• **EXERCISE OBJECTIVE**
What do the lines from the top of the data through the line with "80.3520, 80.3516, 80.3530]" say? Quote them exactly and include both ends.

# START OF DATA EXCERPT

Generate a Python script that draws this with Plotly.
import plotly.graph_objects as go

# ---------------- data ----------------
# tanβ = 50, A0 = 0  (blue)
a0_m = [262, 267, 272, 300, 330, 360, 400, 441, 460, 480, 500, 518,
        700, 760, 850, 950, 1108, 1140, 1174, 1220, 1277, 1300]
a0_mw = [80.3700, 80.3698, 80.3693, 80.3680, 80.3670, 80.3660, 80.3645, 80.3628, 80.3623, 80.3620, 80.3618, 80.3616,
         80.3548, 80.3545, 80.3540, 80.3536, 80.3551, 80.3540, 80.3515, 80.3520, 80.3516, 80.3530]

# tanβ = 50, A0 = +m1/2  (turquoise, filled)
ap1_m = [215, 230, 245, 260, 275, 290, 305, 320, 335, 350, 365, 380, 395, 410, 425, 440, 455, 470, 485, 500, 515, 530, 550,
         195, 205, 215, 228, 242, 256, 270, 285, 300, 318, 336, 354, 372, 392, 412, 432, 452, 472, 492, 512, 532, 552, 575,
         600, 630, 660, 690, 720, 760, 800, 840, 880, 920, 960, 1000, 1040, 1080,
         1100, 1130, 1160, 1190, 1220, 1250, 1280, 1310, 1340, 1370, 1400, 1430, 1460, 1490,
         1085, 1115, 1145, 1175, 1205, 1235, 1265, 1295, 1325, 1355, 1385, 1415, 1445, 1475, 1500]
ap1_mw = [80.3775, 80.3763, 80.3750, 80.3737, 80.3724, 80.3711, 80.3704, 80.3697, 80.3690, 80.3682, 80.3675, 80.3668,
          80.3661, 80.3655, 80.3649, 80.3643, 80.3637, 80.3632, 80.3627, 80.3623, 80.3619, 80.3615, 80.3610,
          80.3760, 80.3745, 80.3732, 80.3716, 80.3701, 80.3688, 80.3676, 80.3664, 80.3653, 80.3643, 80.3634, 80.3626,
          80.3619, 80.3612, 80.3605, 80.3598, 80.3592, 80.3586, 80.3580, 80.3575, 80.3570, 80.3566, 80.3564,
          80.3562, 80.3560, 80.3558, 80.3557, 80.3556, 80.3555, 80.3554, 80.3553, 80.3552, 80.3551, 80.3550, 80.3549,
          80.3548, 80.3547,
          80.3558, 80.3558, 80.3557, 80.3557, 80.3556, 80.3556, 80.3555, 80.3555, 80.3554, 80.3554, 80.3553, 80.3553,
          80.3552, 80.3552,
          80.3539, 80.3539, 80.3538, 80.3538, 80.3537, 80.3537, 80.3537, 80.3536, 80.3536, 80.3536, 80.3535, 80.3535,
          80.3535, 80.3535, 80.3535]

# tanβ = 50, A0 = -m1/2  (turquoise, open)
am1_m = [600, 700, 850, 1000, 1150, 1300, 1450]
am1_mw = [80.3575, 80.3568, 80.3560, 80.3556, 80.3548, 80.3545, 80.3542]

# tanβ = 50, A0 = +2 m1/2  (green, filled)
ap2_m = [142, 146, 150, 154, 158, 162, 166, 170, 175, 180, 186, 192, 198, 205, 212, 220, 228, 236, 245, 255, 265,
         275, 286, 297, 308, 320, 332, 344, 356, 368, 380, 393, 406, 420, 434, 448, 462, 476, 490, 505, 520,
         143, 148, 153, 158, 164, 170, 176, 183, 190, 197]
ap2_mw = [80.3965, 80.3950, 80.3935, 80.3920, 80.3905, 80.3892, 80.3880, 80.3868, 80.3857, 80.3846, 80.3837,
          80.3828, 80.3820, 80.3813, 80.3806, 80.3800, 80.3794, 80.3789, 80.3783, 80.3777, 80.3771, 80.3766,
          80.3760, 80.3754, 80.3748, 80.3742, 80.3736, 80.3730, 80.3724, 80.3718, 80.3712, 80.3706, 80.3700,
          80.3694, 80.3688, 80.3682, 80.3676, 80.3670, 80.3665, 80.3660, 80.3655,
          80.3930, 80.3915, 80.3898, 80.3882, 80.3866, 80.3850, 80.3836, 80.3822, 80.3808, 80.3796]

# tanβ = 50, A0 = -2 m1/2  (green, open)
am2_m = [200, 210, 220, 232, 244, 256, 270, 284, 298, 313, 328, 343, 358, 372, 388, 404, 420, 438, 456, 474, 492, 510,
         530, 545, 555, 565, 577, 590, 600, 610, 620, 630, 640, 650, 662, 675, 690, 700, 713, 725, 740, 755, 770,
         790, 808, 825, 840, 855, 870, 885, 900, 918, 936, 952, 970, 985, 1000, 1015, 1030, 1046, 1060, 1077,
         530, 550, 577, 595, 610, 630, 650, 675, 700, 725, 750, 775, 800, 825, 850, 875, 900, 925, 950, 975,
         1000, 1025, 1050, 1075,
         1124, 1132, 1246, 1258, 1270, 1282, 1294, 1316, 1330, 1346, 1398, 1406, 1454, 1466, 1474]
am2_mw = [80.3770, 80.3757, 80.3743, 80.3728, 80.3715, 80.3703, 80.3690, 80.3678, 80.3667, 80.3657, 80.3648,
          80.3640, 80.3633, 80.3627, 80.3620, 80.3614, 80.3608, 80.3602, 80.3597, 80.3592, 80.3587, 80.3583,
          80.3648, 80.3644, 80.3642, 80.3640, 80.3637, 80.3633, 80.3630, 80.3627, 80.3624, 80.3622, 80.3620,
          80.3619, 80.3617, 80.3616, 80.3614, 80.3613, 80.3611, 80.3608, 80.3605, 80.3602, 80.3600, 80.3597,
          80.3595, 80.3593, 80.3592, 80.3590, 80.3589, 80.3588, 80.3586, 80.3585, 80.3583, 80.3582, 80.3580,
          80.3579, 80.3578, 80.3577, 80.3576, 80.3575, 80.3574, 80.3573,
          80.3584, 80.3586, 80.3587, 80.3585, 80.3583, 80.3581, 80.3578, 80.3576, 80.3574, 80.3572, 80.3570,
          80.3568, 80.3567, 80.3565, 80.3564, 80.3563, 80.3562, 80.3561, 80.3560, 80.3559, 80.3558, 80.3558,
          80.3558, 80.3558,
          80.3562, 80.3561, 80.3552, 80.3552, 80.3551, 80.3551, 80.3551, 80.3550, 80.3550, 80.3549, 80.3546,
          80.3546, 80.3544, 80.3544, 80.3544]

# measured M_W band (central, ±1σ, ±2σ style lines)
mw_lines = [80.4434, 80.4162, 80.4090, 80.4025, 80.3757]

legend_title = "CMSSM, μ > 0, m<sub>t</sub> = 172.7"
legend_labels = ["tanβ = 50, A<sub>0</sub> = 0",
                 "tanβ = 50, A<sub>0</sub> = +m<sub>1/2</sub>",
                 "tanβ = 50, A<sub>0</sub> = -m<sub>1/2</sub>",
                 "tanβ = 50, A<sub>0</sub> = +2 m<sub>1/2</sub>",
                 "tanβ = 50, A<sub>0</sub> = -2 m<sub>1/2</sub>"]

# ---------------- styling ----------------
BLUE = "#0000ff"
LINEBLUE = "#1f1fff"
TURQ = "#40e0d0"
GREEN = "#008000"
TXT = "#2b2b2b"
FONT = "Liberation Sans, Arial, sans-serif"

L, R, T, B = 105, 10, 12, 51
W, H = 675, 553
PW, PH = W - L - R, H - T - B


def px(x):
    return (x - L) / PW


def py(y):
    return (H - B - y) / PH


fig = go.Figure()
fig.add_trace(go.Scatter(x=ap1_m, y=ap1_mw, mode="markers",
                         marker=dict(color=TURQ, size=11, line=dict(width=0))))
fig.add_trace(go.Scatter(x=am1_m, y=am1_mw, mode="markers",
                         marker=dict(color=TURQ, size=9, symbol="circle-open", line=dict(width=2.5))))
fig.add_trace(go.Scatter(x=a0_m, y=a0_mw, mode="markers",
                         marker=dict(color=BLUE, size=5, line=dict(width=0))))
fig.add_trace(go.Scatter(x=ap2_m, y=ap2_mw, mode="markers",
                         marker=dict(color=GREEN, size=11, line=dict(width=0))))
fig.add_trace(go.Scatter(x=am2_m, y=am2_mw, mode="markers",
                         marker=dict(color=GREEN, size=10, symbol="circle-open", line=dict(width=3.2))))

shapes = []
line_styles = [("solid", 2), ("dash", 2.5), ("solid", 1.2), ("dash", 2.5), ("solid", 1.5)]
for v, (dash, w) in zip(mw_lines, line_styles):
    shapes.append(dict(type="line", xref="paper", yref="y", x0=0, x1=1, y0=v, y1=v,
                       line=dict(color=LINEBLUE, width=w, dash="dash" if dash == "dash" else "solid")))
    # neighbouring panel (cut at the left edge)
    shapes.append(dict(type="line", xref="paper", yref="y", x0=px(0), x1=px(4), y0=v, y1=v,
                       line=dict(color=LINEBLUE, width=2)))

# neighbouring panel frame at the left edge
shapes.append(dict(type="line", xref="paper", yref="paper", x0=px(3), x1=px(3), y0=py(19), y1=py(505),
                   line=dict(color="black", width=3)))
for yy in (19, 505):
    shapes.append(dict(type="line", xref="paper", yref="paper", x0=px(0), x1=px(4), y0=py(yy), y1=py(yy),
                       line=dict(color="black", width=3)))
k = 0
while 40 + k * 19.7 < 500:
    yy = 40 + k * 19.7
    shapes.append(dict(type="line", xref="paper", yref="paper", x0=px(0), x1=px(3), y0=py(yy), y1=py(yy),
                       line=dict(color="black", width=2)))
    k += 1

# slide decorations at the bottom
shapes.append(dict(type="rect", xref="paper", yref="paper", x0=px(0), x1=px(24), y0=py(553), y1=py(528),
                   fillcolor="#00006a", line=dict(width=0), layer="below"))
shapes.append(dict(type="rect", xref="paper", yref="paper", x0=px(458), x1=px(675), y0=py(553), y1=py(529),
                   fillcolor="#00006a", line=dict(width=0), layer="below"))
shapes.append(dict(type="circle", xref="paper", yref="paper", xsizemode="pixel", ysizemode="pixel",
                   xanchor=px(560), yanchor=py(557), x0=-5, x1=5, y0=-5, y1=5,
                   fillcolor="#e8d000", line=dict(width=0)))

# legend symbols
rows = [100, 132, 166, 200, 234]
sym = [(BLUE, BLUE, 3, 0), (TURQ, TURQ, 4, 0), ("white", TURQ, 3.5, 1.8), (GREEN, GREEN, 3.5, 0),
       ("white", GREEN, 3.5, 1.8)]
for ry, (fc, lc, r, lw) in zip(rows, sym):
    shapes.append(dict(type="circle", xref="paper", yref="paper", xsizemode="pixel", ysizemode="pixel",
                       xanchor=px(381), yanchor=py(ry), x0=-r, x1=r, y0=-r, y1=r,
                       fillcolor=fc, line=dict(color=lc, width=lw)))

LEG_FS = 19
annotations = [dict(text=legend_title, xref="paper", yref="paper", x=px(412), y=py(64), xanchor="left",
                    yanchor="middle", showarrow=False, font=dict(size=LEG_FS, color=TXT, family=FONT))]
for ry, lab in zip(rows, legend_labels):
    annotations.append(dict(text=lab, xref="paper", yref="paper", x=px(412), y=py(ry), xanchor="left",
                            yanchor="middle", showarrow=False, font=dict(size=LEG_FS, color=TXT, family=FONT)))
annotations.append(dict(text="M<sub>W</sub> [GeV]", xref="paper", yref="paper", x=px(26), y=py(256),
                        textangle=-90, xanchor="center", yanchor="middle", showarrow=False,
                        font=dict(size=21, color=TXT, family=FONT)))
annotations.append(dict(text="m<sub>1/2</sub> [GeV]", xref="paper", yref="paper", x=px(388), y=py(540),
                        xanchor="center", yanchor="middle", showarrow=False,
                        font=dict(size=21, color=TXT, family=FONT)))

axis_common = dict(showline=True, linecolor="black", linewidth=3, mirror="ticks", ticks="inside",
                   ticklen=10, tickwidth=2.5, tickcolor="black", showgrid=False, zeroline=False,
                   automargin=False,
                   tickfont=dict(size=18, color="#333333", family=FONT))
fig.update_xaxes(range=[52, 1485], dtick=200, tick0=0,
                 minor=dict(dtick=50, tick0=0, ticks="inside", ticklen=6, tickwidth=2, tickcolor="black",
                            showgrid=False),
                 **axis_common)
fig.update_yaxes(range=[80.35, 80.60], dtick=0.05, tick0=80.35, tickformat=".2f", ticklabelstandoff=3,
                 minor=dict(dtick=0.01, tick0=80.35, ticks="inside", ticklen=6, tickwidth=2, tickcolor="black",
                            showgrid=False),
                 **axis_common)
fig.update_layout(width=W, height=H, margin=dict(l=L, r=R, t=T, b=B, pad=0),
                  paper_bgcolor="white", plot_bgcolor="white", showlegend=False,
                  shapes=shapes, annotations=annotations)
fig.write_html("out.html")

# END OF DATA EXCERPT

• **RESPONSE BELOW**
Generate a Python script that draws this with Plotly.
import plotly.graph_objects as go

# ---------------- data ----------------
# tanβ = 50, A0 = 0  (blue)
a0_m = [262, 267, 272, 300, 330, 360, 400, 441, 460, 480, 500, 518,
        700, 760, 850, 950, 1108, 1140, 1174, 1220, 1277, 1300]
a0_mw = [80.3700, 80.3698, 80.3693, 80.3680, 80.3670, 80.3660, 80.3645, 80.3628, 80.3623, 80.3620, 80.3618, 80.3616,
         80.3548, 80.3545, 80.3540, 80.3536, 80.3551, 80.3540, 80.3515, 80.3520, 80.3516, 80.3530]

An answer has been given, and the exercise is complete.